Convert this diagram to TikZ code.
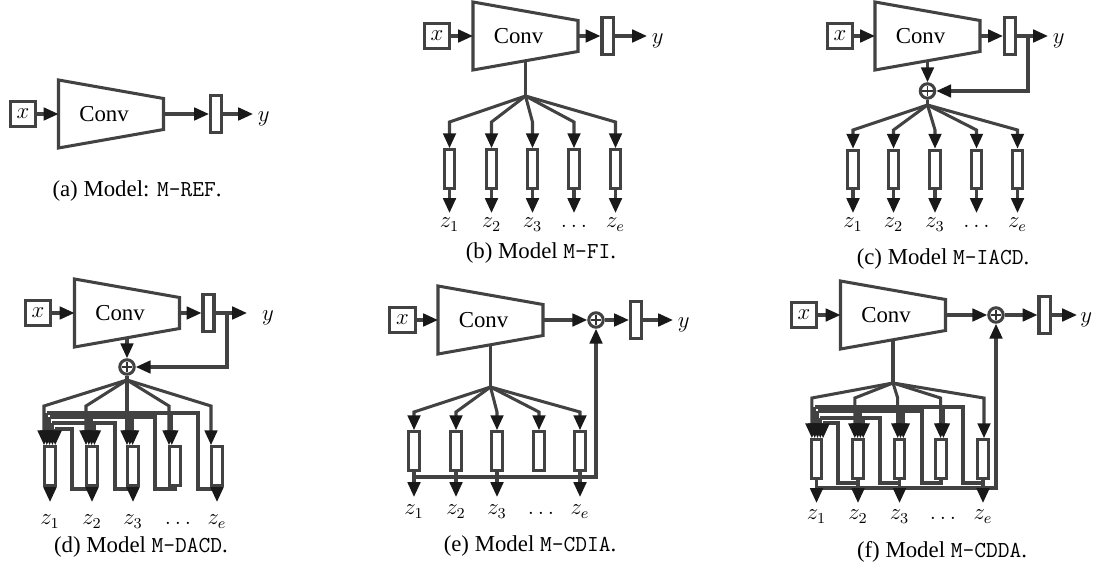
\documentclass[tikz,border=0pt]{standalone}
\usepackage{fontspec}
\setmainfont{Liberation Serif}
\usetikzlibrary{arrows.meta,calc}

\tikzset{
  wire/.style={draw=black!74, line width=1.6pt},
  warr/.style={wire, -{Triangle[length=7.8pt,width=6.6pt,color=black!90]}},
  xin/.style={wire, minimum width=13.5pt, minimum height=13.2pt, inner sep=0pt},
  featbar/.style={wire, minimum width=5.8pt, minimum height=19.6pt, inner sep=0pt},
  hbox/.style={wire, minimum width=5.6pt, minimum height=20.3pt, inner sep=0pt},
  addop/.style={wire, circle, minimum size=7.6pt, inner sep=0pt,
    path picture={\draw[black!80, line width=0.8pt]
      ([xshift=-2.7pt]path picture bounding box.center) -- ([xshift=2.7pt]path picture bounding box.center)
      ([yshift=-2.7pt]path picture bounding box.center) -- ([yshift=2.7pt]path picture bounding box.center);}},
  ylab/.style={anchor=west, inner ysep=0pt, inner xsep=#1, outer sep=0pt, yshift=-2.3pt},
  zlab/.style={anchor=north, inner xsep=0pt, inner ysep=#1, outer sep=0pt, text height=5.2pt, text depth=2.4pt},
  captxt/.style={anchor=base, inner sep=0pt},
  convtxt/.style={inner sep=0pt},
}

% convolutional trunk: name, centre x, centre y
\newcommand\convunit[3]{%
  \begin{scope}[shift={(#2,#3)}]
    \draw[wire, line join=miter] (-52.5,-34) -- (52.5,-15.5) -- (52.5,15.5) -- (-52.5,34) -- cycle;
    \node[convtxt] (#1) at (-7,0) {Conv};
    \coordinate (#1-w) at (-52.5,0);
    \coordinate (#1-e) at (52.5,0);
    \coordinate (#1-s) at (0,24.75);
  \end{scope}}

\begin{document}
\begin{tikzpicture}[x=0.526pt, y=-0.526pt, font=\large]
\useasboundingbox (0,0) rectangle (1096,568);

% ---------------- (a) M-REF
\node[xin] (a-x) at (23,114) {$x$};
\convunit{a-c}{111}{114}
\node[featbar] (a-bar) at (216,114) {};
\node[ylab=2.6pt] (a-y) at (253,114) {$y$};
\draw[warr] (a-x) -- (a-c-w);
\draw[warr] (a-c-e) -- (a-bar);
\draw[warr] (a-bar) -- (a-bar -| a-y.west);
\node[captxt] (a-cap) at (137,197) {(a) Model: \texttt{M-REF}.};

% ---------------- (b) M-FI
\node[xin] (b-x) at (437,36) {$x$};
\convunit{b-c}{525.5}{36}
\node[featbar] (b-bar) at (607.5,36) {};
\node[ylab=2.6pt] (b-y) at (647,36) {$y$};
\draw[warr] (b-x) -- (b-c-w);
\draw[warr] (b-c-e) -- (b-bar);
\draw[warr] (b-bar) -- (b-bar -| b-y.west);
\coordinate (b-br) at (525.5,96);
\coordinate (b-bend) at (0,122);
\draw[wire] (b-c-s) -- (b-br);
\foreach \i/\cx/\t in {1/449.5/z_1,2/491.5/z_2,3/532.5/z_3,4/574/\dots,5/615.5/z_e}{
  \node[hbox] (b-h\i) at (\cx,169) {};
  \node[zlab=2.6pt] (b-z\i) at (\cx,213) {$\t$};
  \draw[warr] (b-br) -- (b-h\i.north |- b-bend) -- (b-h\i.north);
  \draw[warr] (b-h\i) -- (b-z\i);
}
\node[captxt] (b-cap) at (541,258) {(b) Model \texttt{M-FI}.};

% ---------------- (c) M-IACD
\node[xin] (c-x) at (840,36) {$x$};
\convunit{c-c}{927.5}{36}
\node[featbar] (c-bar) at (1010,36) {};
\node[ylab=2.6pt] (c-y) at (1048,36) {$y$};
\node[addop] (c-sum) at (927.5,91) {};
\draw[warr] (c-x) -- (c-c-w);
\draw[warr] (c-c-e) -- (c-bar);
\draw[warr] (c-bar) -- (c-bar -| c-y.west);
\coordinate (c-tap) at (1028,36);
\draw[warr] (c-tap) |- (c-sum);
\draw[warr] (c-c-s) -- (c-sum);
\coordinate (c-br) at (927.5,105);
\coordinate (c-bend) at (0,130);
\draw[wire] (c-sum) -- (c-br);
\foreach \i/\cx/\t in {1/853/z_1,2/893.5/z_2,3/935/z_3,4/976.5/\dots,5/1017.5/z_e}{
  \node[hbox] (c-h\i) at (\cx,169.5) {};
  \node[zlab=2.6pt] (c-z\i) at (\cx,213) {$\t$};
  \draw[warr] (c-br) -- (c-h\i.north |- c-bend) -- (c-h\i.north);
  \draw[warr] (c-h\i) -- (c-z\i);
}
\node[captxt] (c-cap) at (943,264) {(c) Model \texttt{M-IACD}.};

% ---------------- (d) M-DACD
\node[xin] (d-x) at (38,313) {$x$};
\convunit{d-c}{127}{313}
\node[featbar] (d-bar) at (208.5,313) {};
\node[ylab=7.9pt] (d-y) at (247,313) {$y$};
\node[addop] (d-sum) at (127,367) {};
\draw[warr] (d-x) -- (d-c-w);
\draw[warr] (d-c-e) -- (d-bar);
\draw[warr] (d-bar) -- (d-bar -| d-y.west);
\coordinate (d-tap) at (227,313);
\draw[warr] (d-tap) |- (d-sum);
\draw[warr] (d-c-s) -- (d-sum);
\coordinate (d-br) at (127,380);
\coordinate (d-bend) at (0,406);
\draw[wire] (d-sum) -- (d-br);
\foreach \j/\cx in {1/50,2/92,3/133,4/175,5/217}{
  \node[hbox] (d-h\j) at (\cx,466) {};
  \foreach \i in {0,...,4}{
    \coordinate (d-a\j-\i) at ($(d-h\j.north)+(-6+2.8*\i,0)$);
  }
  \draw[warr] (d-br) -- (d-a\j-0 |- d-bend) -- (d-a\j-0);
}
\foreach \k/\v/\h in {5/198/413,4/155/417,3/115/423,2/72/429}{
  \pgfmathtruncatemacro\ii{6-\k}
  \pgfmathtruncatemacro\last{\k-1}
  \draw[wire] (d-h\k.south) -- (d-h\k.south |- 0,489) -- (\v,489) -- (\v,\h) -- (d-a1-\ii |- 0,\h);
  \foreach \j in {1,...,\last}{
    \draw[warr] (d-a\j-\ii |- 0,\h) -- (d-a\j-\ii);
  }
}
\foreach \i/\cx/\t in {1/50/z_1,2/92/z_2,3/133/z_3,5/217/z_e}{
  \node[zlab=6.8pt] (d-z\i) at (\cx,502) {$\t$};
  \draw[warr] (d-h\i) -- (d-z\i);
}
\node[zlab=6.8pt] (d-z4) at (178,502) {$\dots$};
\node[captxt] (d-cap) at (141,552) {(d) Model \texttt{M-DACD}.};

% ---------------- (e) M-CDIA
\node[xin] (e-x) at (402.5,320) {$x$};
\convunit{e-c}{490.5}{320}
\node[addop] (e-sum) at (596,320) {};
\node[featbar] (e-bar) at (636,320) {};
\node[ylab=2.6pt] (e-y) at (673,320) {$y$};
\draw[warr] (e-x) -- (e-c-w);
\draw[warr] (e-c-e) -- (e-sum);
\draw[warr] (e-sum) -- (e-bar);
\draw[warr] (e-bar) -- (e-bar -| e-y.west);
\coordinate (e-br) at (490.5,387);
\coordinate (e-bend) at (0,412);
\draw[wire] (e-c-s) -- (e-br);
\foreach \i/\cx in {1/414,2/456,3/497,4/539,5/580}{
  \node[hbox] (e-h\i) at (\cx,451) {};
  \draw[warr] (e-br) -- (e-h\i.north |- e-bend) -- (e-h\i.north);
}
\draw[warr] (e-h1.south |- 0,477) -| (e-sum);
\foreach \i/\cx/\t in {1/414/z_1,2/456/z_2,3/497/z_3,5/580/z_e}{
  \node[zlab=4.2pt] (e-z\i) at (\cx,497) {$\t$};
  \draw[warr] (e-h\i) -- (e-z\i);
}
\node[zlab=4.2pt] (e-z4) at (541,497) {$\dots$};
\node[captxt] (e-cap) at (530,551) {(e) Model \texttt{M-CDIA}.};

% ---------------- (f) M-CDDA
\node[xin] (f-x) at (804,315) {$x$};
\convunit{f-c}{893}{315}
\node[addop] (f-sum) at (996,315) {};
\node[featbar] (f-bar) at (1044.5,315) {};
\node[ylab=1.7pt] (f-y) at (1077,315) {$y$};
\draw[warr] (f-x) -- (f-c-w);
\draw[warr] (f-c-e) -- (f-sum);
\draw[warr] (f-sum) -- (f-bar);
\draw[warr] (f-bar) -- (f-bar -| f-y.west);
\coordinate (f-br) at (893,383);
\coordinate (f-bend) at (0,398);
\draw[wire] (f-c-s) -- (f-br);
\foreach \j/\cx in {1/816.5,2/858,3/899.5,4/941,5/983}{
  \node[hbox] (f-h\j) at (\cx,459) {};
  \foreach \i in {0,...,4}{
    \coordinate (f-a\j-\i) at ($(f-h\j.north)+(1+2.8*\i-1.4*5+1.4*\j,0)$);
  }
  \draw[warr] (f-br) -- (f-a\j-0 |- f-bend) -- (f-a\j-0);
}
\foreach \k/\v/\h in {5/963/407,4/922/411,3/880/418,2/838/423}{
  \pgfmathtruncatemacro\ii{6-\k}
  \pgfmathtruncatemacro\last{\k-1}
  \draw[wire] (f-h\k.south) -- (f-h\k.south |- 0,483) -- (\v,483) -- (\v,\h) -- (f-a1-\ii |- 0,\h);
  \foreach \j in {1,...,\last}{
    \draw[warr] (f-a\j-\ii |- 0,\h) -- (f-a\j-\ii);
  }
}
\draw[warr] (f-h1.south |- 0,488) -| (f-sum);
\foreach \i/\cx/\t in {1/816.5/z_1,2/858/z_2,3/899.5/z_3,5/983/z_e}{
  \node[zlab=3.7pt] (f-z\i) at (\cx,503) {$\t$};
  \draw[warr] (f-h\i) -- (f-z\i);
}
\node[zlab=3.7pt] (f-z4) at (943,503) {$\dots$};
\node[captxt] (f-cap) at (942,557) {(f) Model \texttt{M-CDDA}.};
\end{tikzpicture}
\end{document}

━━━━━━━━━━

GIVEN REQUEST. Transcribe the opening line of the listing above, please, and every line after it through the line with "(0,0) rectangle (1096,568);", word for word, without pictures.

EXERCISE SOLUTION.
Convert this diagram to TikZ code.
\documentclass[tikz,border=0pt]{standalone}
\usepackage{fontspec}
\setmainfont{Liberation Serif}
\usetikzlibrary{arrows.meta,calc}

\tikzset{
  wire/.style={draw=black!74, line width=1.6pt},
  warr/.style={wire, -{Triangle[length=7.8pt,width=6.6pt,color=black!90]}},
  xin/.style={wire, minimum width=13.5pt, minimum height=13.2pt, inner sep=0pt},
  featbar/.style={wire, minimum width=5.8pt, minimum height=19.6pt, inner sep=0pt},
  hbox/.style={wire, minimum width=5.6pt, minimum height=20.3pt, inner sep=0pt},
  addop/.style={wire, circle, minimum size=7.6pt, inner sep=0pt,
    path picture={\draw[black!80, line width=0.8pt]
      ([xshift=-2.7pt]path picture bounding box.center) -- ([xshift=2.7pt]path picture bounding box.center)
      ([yshift=-2.7pt]path picture bounding box.center) -- ([yshift=2.7pt]path picture bounding box.center);}},
  ylab/.style={anchor=west, inner ysep=0pt, inner xsep=#1, outer sep=0pt, yshift=-2.3pt},
  zlab/.style={anchor=north, inner xsep=0pt, inner ysep=#1, outer sep=0pt, text height=5.2pt, text depth=2.4pt},
  captxt/.style={anchor=base, inner sep=0pt},
  convtxt/.style={inner sep=0pt},
}

% convolutional trunk: name, centre x, centre y
\newcommand\convunit[3]{%
  \begin{scope}[shift={(#2,#3)}]
    \draw[wire, line join=miter] (-52.5,-34) -- (52.5,-15.5) -- (52.5,15.5) -- (-52.5,34) -- cycle;
    \node[convtxt] (#1) at (-7,0) {Conv};
    \coordinate (#1-w) at (-52.5,0);
    \coordinate (#1-e) at (52.5,0);
    \coordinate (#1-s) at (0,24.75);
  \end{scope}}

\begin{document}
\begin{tikzpicture}[x=0.526pt, y=-0.526pt, font=\large]
\useasboundingbox (0,0) rectangle (1096,568);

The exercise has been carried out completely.